→ **Written exercise**:
Drop the pictures, then extract the listing word for word.

(Collected data)
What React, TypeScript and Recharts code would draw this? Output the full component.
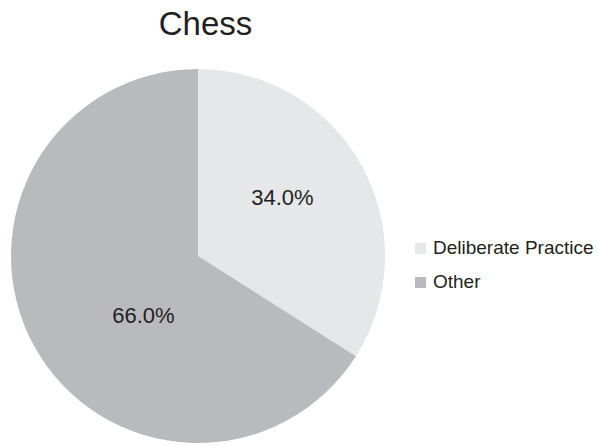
import { PieChart, Pie, Cell, Legend } from "recharts";

const categories = ["Deliberate Practice", "Other"];
const shares = [34.0, 66.0];
const sliceColors = ["#e6e7e9", "#b9babe"];

const data = categories.map((name, i) => ({ name, value: shares[i] }));

// small nudges so labels sit where the original put them
const labelTweak = [
  { angle: 6, frac: 0.55 },
  { angle: 18.7, frac: 0.432 },
];

const FONT = "'Liberation Sans', Arial, sans-serif";
const INK = "#231f20";
const RAD = Math.PI / 180;

const renderLabel = (props: any) => {
  const { cx, cy, midAngle, outerRadius, index, value } = props;
  const t = labelTweak[index] ?? { angle: 0, frac: 0.5 };
  const a = (midAngle + t.angle) * RAD;
  const r = outerRadius * t.frac;
  const x = cx + r * Math.cos(a);
  const y = cy - r * Math.sin(a);
  return (
    <text
      x={x}
      y={y}
      textAnchor="middle"
      dominantBaseline="central"
      fill={INK}
      fontSize={22}
      fontFamily={FONT}
    >
      {`${Number(value).toFixed(1)}%`}
    </text>
  );
};

const renderLegend = (props: any) => {
  const { payload } = props;
  return (
    <div style={{ fontFamily: FONT, color: INK, fontSize: 19 }}>
      {(payload ?? []).map((entry: any, i: number) => (
        <div
          key={i}
          style={{ display: "flex", alignItems: "center", height: 34 }}
        >
          <span
            style={{
              display: "inline-block",
              width: 11,
              height: 11,
              background: sliceColors[categories.indexOf(entry.value)],
              marginRight: 7,
            }}
          />
          <span>{entry.value}</span>
        </div>
      ))}
    </div>
  );
};

export default function App() {
  return (
    <div style={{ position: "absolute", left: 0, top: 0, width: 597, height: 446, background: "#fff" }}>
      <div
        style={{
          position: "absolute",
          left: 0,
          width: 411,
          top: 4,
          textAlign: "center",
          fontFamily: FONT,
          fontSize: 33,
          color: INK,
          lineHeight: "40px",
        }}
      >
        Chess
      </div>
      <PieChart width={597} height={446} margin={{ top: 0, right: 0, bottom: 0, left: 0 }}>
        <Pie
          data={data}
          dataKey="value"
          nameKey="name"
          cx={198}
          cy={256}
          outerRadius={187}
          startAngle={90}
          endAngle={-270}
          stroke="none"
          label={renderLabel}
          labelLine={false}
          isAnimationActive={false}
        >
          {data.map((d, i) => (
            <Cell key={d.name} fill={sliceColors[i]} />
          ))}
        </Pie>
        <Legend
          layout="vertical"
          content={renderLegend}
          wrapperStyle={{ left: 415, top: 231, width: 182 }}
        />
      </PieChart>
    </div>
  );
}
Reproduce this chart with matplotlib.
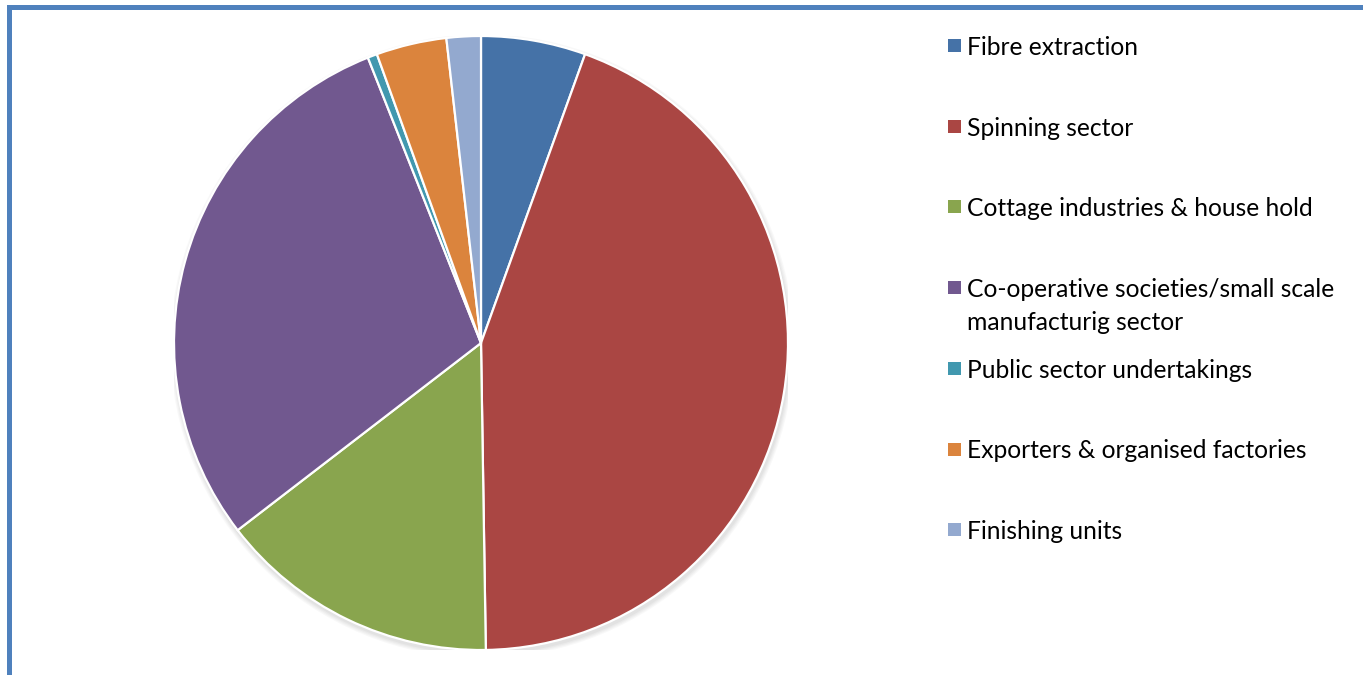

→ **Finished answer**:
What React, TypeScript and Recharts code would draw this? Output the full component.
import { PieChart, Pie, Cell, Legend } from "recharts";

const categories = ["Deliberate Practice", "Other"];
const shares = [34.0, 66.0];
const sliceColors = ["#e6e7e9", "#b9babe"];

const data = categories.map((name, i) => ({ name, value: shares[i] }));

// small nudges so labels sit where the original put them
const labelTweak = [
  { angle: 6, frac: 0.55 },
  { angle: 18.7, frac: 0.432 },
];

const FONT = "'Liberation Sans', Arial, sans-serif";
const INK = "#231f20";
const RAD = Math.PI / 180;

const renderLabel = (props: any) => {
  const { cx, cy, midAngle, outerRadius, index, value } = props;
  const t = labelTweak[index] ?? { angle: 0, frac: 0.5 };
  const a = (midAngle + t.angle) * RAD;
  const r = outerRadius * t.frac;
  const x = cx + r * Math.cos(a);
  const y = cy - r * Math.sin(a);
  return (
    <text
      x={x}
      y={y}
      textAnchor="middle"
      dominantBaseline="central"
      fill={INK}
      fontSize={22}
      fontFamily={FONT}
    >
      {`${Number(value).toFixed(1)}%`}
    </text>
  );
};

const renderLegend = (props: any) => {
  const { payload } = props;
  return (
    <div style={{ fontFamily: FONT, color: INK, fontSize: 19 }}>
      {(payload ?? []).map((entry: any, i: number) => (
        <div
          key={i}
          style={{ display: "flex", alignItems: "center", height: 34 }}
        >
          <span
            style={{
              display: "inline-block",
              width: 11,
              height: 11,
              background: sliceColors[categories.indexOf(entry.value)],
              marginRight: 7,
            }}
          />
          <span>{entry.value}</span>
        </div>
      ))}
    </div>
  );
};

export default function App() {
  return (
    <div style={{ position: "absolute", left: 0, top: 0, width: 597, height: 446, background: "#fff" }}>
      <div
        style={{
          position: "absolute",
          left: 0,
          width: 411,
          top: 4,
          textAlign: "center",
          fontFamily: FONT,
          fontSize: 33,
          color: INK,
          lineHeight: "40px",
        }}
      >
        Chess
      </div>
      <PieChart width={597} height={446} margin={{ top: 0, right: 0, bottom: 0, left: 0 }}>
        <Pie
          data={data}
          dataKey="value"
          nameKey="name"
          cx={198}
          cy={256}
          outerRadius={187}
          startAngle={90}
          endAngle={-270}
          stroke="none"
          label={renderLabel}
          labelLine={false}
          isAnimationActive={false}
        >
          {data.map((d, i) => (
            <Cell key={d.name} fill={sliceColors[i]} />
          ))}
        </Pie>
        <Legend
          layout="vertical"
          content={renderLegend}
          wrapperStyle={{ left: 415, top: 231, width: 182 }}
        />
      </PieChart>
    </div>
  );
}
Reproduce this chart with matplotlib.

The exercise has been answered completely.